Once the narrative moves to former air force colleague Maria Rambeau (Lashana Lynch)’s remote homestead however, matters get far too wholesome and incongruous. Any impending threat is undermined by a lack of drama and a welter of cheese, while the return of Yon-Rogg and his chums leads to Carol’s de rigeur rebirth, courtesy of a particularly cringe worthy coda featuring Annette Bening (emailing her performance in) as the Supreme Intelligence. It is here that the wheels fall off, despite a reasonably well choreographed climax involving Ronan the Accuser (Lee Pace) and bombs aplenty, which is pretty much the same as all the other MCU grand finales.
It’s a passable effort, but (as with Ryan Reynolds’ long forgotten space saga) it comes across as a hastily put together prequel that is basically a two hour plot device. The filmmakers practically acknowledge this in the inter-credits sting – next month’s Avengers Endgame had better be good. There isn’t one worthwhile bit of characterisation in the entire tale, and despite the amount of work that went into the making of this film, and all the corporate pretensions regarding artistic depth (directors Boden and Fleck claimed that The French Connection and The Conversation, two gritty downbeat 70s classics, were an influence on this film – oh please!) what’s on the screen is all down to post-production. The script desperately needed some edge, but was very clichéd and pedestrian. This is possibly due to the film having two directors.
Brie Larson is presentable if anonymous as the title character, and much like the film is depicted as inoffensively as possible, even if the producers (and the media, of course) talked up the feminist angle in the production, which (bar one throwaway line) is non-existent. To be fair, it was a sound move just to let Carol Danvers be a super-heroine and not bother with the identity politics. And as for the 90s soundtrack that was meant to evoke nostalgia, well that, unlike Guardians of the Galaxy, was feebly tacked on. Yes, it’s not Aquaman (a film that was essentially a kitsch Bollywood parody of a super-hero film with some kabuki thrown in starring a non-actor) so there’s always that. And Carol does amusingly put the Glowy Thing ™, I mean Tesseract (I suppose “Cosmic Cube” sounded too hippie) in a toy carton. So credit where it’s due.

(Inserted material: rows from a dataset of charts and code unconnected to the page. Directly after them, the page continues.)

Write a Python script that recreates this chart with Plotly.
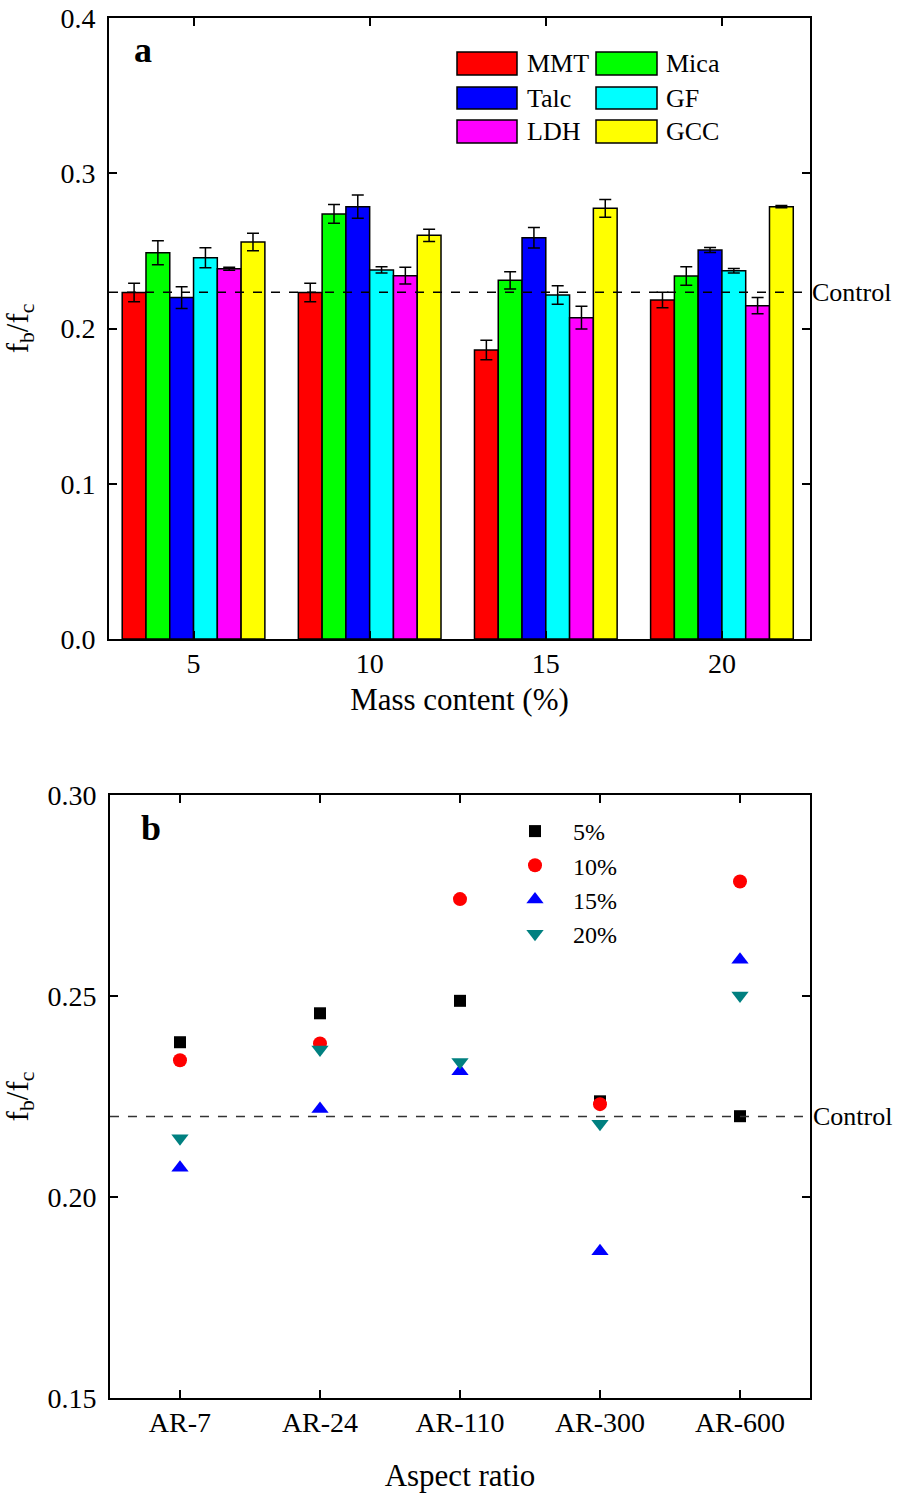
import plotly.graph_objects as go

# ---------------- data ----------------
mass_content = ["5", "10", "15", "20"]
materials = ["MMT", "Mica", "Talc", "GF", "LDH", "GCC"]
colors = ["#FF0000", "#00FF00", "#0000FF", "#00FFFF", "#FF00FF", "#FFFF00"]

mmt_vals = [0.2232, 0.2232, 0.1862, 0.2184]
mica_vals = [0.2488, 0.2738, 0.2310, 0.2338]
talc_vals = [0.2199, 0.2785, 0.2585, 0.2506]
gf_vals = [0.2456, 0.2377, 0.2216, 0.2372]
ldh_vals = [0.2385, 0.2340, 0.2070, 0.2147]
gcc_vals = [0.2557, 0.2600, 0.2774, 0.2785]

mmt_err = [0.0060, 0.0060, 0.0063, 0.0050]
mica_err = [0.0077, 0.0060, 0.0056, 0.0060]
talc_err = [0.0070, 0.0075, 0.0066, 0.0016]
gf_err = [0.0064, 0.0020, 0.0060, 0.0014]
ldh_err = [0.0010, 0.0054, 0.0074, 0.0052]
gcc_err = [0.0056, 0.0039, 0.0057, 0.0008]

control_a = 0.2233

aspect_ratio = ["AR-7", "AR-24", "AR-110", "AR-300", "AR-600"]
series_names = ["5%", "10%", "15%", "20%"]
pct5_vals = [0.2385, 0.2457, 0.2488, 0.2238, 0.2201]
pct10_vals = [0.2340, 0.2382, 0.2741, 0.2231, 0.2785]
pct15_vals = [0.2073, 0.2219, 0.2313, 0.1865, 0.2590]
pct20_vals = [0.2146, 0.2367, 0.2336, 0.2182, 0.2501]
series_colors = ["#000000", "#FF0000", "#0000FF", "#008080"]
series_symbols = ["square", "circle", "triangle-up", "triangle-down"]
series_sizes = [12, 14, 15, 15]

control_b = 0.2200

bar_vals = [mmt_vals, mica_vals, talc_vals, gf_vals, ldh_vals, gcc_vals]
bar_errs = [mmt_err, mica_err, talc_err, gf_err, ldh_err, gcc_err]
pt_vals = [pct5_vals, pct10_vals, pct15_vals, pct20_vals]

# ---------------- layout geometry (page pixels) ----------------
W, H = 898, 1495
PL, PR, PT, PB = 109, 810, 18, 1398   # plot-area edges on the page
ML = PL
MT = PT
PW = PR - PL
PH = PB - PT
MR = W - ML - PW
MB = H - MT - PH

def px(x):
    return (x - PL) / PW

def py(y):
    return (PB - y) / PH

FONT = "Liberation Serif, Times New Roman, serif"

fig = go.Figure()

for name, col, vals, errs in zip(materials, colors, bar_vals, bar_errs):
    fig.add_trace(go.Bar(
        x=mass_content, y=vals, name=name,
        marker=dict(color=col, line=dict(color="black", width=1.5)),
        error_y=dict(type="data", array=errs, color="black", thickness=1.5, width=6),
        xaxis="x", yaxis="y", showlegend=False,
    ))

for name, col, sym, sz, vals in zip(series_names, series_colors, series_symbols, series_sizes, pt_vals):
    fig.add_trace(go.Scatter(
        x=aspect_ratio, y=vals, name=name, mode="markers",
        marker=dict(color=col, symbol=sym, size=sz, line=dict(width=0)),
        xaxis="x2", yaxis="y2", showlegend=True,
    ))

axis_common = dict(
    showline=True, linecolor="black", linewidth=2, mirror="ticks",
    ticks="inside", ticklen=8, tickwidth=2, tickcolor="black",
    showgrid=False, zeroline=False, ticklabeloverflow="allow",
    tickfont=dict(family=FONT, size=28, color="black"),
)

top_y0 = py(639)
bot_y1 = py(795)

fig.update_layout(
    width=W, height=H,
    margin=dict(l=ML, r=MR, t=MT, b=MB, autoexpand=False),
    paper_bgcolor="white", plot_bgcolor="white",
    font=dict(family=FONT, color="black"),
    barmode="group", bargap=0.19, bargroupgap=0,
    xaxis=dict(axis_common, type="category", domain=[0, 1], anchor="y",
               range=[-0.48, 3.5], ticklabelstandoff=-2,
               title=dict(text="Mass content (%)", font=dict(family=FONT, size=31, color="black"), standoff=11)),
    yaxis=dict(axis_common, domain=[top_y0, 1], anchor="x", range=[0, 0.4], dtick=0.1,
               tickformat=".1f", ticklabelstandoff=6,
               title=dict(text="f<sub>b</sub>/f<sub>c</sub>", font=dict(family=FONT, size=31, color="black"), standoff=26)),
    xaxis2=dict(axis_common, type="category", domain=[0.0014, 1], anchor="y2",
                range=[-0.5, 4.5], ticklabelstandoff=-2,
                title=dict(text="Aspect ratio", font=dict(family=FONT, size=31, color="black"), standoff=28)),
    yaxis2=dict(axis_common, domain=[0, bot_y1], anchor="x2", range=[0.15, 0.30], dtick=0.05,
                tickformat=".2f", ticklabelstandoff=6,
                title=dict(text="f<sub>b</sub>/f<sub>c</sub>", font=dict(family=FONT, size=31, color="black"), standoff=12)),
    legend=dict(
        x=px(497), y=py(809), xanchor="left", yanchor="top",
        xref="paper", yref="paper",
        font=dict(family=FONT, size=24, color="black"),
        bgcolor="rgba(0,0,0,0)", borderwidth=0, itemwidth=66,
        tracegroupgap=0,
    ),
)

shapes = []
annotations = []

# control lines
shapes.append(dict(type="line", xref="x domain", yref="y", x0=0, x1=1, y0=control_a, y1=control_a,
                   line=dict(color="black", width=1.5, dash="dash")))
shapes.append(dict(type="line", xref="x2 domain", yref="y2", x0=0, x1=1, y0=control_b, y1=control_b,
                   line=dict(color="#333333", width=1.5, dash="dash")))
annotations.append(dict(text="Control", xref="paper", yref="y", x=px(810), y=control_a,
                        xanchor="left", yanchor="middle", showarrow=False,
                        font=dict(family=FONT, size=26, color="black")))
annotations.append(dict(text="Control", xref="paper", yref="y2", x=px(811), y=control_b,
                        xanchor="left", yanchor="middle", showarrow=False,
                        font=dict(family=FONT, size=26, color="black")))

# panel labels
annotations.append(dict(text="<b>a</b>", xref="paper", yref="paper", x=px(132), y=py(50),
                        xanchor="left", yanchor="middle", showarrow=False,
                        font=dict(family=FONT, size=36, color="black")))
annotations.append(dict(text="<b>b</b>", xref="paper", yref="paper", x=px(139), y=py(828),
                        xanchor="left", yanchor="middle", showarrow=False,
                        font=dict(family=FONT, size=36, color="black")))

# top legend (swatches + labels)
col_x = [(457, 517, 525), (596, 657, 664)]
row_y = [(52, 75), (87, 109), (120, 143)]
for i, (name, col) in enumerate(zip(materials, colors)):
    r, c = divmod(i, 2)
    x0, x1, tx = col_x[c]
    y0, y1 = row_y[r]
    shapes.append(dict(type="rect", xref="paper", yref="paper",
                       x0=px(x0), x1=px(x1), y0=py(y1), y1=py(y0),
                       fillcolor=col, line=dict(color="black", width=1.5)))
    annotations.append(dict(text=name, xref="paper", yref="paper", x=px(tx), y=py((y0 + y1) / 2),
                            xanchor="left", yanchor="middle", showarrow=False,
                            font=dict(family=FONT, size=26, color="black")))

fig.update_layout(shapes=shapes, annotations=annotations)

# remove the page's default body margin so the figure fills the window exactly
fig.write_html("out.html", config={"displayModeBar": False},
               post_script="document.body.style.margin='0';")
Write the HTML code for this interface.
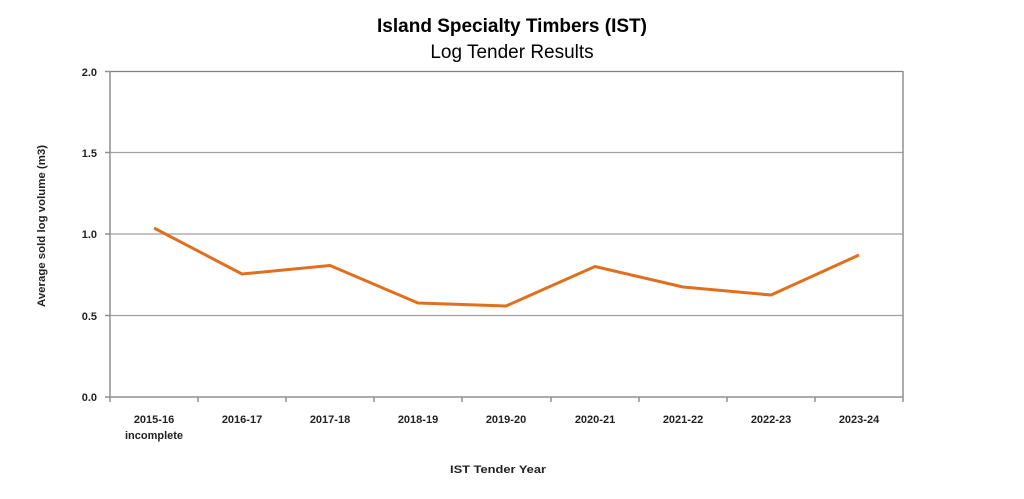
<!DOCTYPE html>
<html><head><style>body{margin:0;background:#fff}svg{display:block}</style></head><body>
<svg width="1024" height="499" xmlns="http://www.w3.org/2000/svg" font-family="'Liberation Sans', sans-serif">
<rect width="1024" height="499" fill="#fff"/>
<text x="512" y="32" text-anchor="middle" font-size="19" font-weight="bold" fill="#000">Island Specialty Timbers (IST)</text>
<text x="512" y="58" text-anchor="middle" font-size="19" fill="#000">Log Tender Results</text>
<g stroke="#a0a0a0" stroke-width="1.3">
<line x1="110" y1="71.5" x2="903" y2="71.5" stroke="#808080"/>
<line x1="110" y1="152.5" x2="903" y2="152.5"/>
<line x1="110" y1="234" x2="903" y2="234"/>
<line x1="110" y1="315.5" x2="903" y2="315.5"/>
</g>
<g stroke="#909090" stroke-width="1.5">
<line x1="110" y1="71" x2="110" y2="397"/>
<line x1="903" y1="71" x2="903" y2="397"/>
<line x1="105" y1="397" x2="903" y2="397"/>
<line x1="105" y1="71.5" x2="110" y2="71.5"/><line x1="105" y1="152.5" x2="110" y2="152.5"/><line x1="105" y1="234" x2="110" y2="234"/><line x1="105" y1="315.5" x2="110" y2="315.5"/>
<line x1="198" y1="397" x2="198" y2="402"/><line x1="286" y1="397" x2="286" y2="402"/><line x1="374" y1="397" x2="374" y2="402"/><line x1="462" y1="397" x2="462" y2="402"/><line x1="551" y1="397" x2="551" y2="402"/><line x1="639" y1="397" x2="639" y2="402"/><line x1="727" y1="397" x2="727" y2="402"/><line x1="815" y1="397" x2="815" y2="402"/><line x1="903" y1="397" x2="903" y2="402"/><line x1="110" y1="397" x2="110" y2="402"/>
</g>
<g font-size="11" font-weight="bold" fill="#222" text-anchor="end">
<text x="97" y="76">2.0</text><text x="97" y="157">1.5</text><text x="97" y="238">1.0</text><text x="97" y="320">0.5</text><text x="97" y="401">0.0</text>
</g>
<g font-size="11" font-weight="bold" fill="#222" text-anchor="middle">
<text x="154" y="423">2015-16</text><text x="154" y="439">incomplete</text>
<text x="242" y="423">2016-17</text><text x="330" y="423">2017-18</text><text x="418" y="423">2018-19</text><text x="506" y="423">2019-20</text><text x="595" y="423">2020-21</text><text x="683" y="423">2021-22</text><text x="771" y="423">2022-23</text><text x="859" y="423">2023-24</text>
<text x="498" y="473" textLength="96" lengthAdjust="spacingAndGlyphs">IST Tender Year</text>
<text transform="translate(45,226) rotate(-90)" textLength="162" lengthAdjust="spacingAndGlyphs">Average sold log volume (m3)</text>
</g>
<polyline fill="none" stroke="#e0701e" stroke-width="3" stroke-linejoin="round" points="154,228 242,274 330,265.5 418,303 506,306 595,266.5 683,287 771,295 859,255"/>
</svg>
</body></html>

Bill Maher’s witheringly reductive take (he’s a meanie!!) on Marvel’s spandex fests like this one is of course unfair – Avengers Infinity War, X-Men 2, Captain America Winter Soldier, Thor Raganarok, Antman and thefirst Guardians of the Galaxy flick all managed to combine mainstream entertainment with wit, intelligence, inspiration and something approaching cinema. So it’s not unreasonable to expect a wee bit more over the course of these overlong blockbusters. There’s not much time until the next one, so we, as they say, shall see.
Captain Marvel is out in cinemas from this Friday 8 March.